摘要: Global supply chain disruptions happen. What we learn from them matters greatly.
▲Credit: Pixabay(來源:informationweek.com)
Businesses have weathered a storm of recent high-profile supply chain disruptions, from a giant cargo ship choking access to the Suez Canal to a pandemic that upended business and life as we once knew them, for a year.
In the face of such upheaval, it is the rare company capable of turning chaos into competitive advantage that prevails. Thanks to the smart use of data and advanced analytics, some organizations are moving beyond basic visibility into inventory levels or customer order status to drive insights they can act on, helping to remediate supply chain complications.
Minimizing Revenue Risk
In March of 2020, a major multinational conglomerate was able to pinpoint exactly where they had material and manufacturing capacity despite the pandemic and subsequent lockdown. This insight allowed the organization to optimize production, ensuring intermediate inventory and finished goods were ready to ship the moment international borders and trade opened back up for business.
Another manufacturer was forced to change components and substitute materials, but they were able to spin data into intelligence to prioritize inventory and cater to high-yield customers.
Both companies substantially minimized their revenue risk related to the Suez Canal debacle.
Optimizing Supply Chain Strategies
While the above companies’ data and analytics initiatives are standouts, too many others are stuck spinning their wheels. Gartner estimates that between 60% to 85% of big data projects fail and it expects a paltry 20% of analytics insights to deliver business outcomes through 2022.
Leveraging data and analytics for supply chain optimization presents several challenges. To do this effectively goes beyond a historical accounting of what occurred to predictive analytics that identifies what-if scenarios and determines the best course of action.
The problem is the preponderance of companies still rely on spreadsheets to do supply chain planning -- 79% according to Ventana Research -- which is hardly predictive and severely limited for optimization strategies. Moreover, supply chain planning with spreadsheets makes for an error-prone process that is difficult to audit, not conducive to collaborative work, and reinforces data silos.
Ditching Data Silos
Data silos are one of the biggest hurdles to supply chain optimization. It is not that companies lack data -- many are drowning in it. It is that the data is heterogeneous, spread out across different systems that aren’t fully connected and don’t speak the same language. This lack of context creates gaps and translation hiccups that make it difficult to get the full picture for smarter data-decision making. According to NewVantage Partners’ 2021 Big Data and AI Executive Survey, only 24% of companies have created a data-driven organization with slightly less than half (48.5%) driving innovation using data and 41.2% competing on analytics.

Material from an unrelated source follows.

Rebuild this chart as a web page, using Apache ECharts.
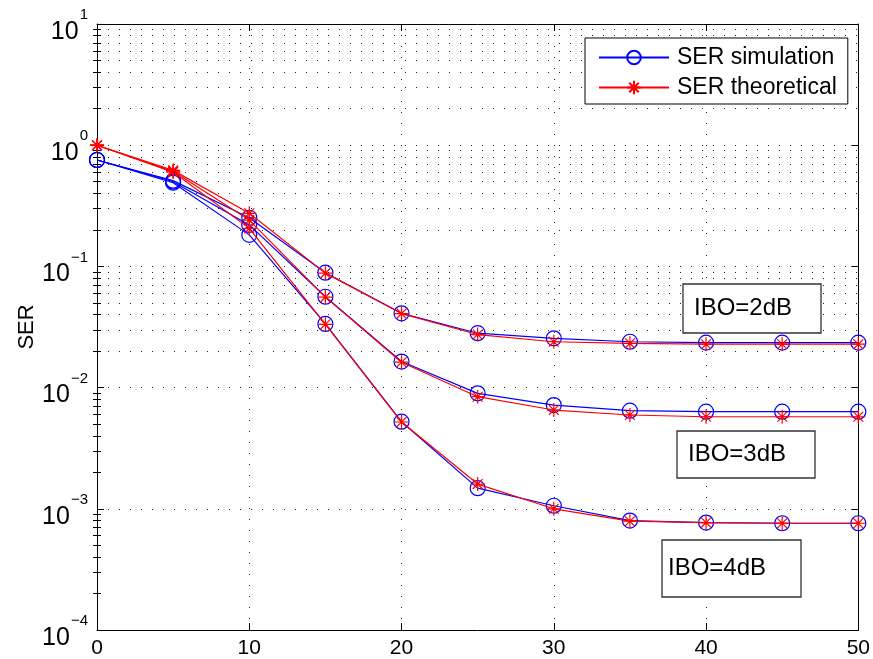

There is much technical complexity associated with supply chain analytics. Many of these programs have been architected by data analytics experts and data scientists, not the actual business users who understand the challenges and know the questions that need to be asked and answered. The experts responsible for such programs may have moved on, causing them to languish. Without giving business users tools to unearth meaning behind masses of data, it is next to impossible to derive real value out of supply chain optimization tactics.
Future-Proofing the Supply Chain
What must change to make data and analytics an effective tool for optimizing supply chain operations and mitigating risk from the next-up disaster?
1. Empower decision makers.
Ensure the business context is communicated at the reporting stage. If a data scientist or analytics expert tasked with finding insights focuses on the wrong business problem or inaccurately interprets the data, it can have a compounding effect throughout the organization while preventing individual users from making informed decisions. Ignoring this problem, results in data science exercises that don’t deliver any measurable business value.
2. Take a holistic view.
Due to supply chain complexity, looking at one process or task at a time to figure out what’s going to happen next doesn’t tend to work well. A cross-functional, cross-process view is imperative to surfacing the necessary insights. Sales, distribution, manufacturing, and procurement departments must not work in isolation.
3. Look beyond the data.
Too many companies are obsessed with finding ways to grow their data reservoirs, but the real opportunity is not in bigger and better data but capitalizing on insights. Companies need to focus on the questions they want answered or the business problems solved and then backtrack with what data is needed to address the challenge.
The goal should be to achieve more informed decision making. In pursuit of this via an agile and optimized supply chain, the key to effective decision-making lies in insights.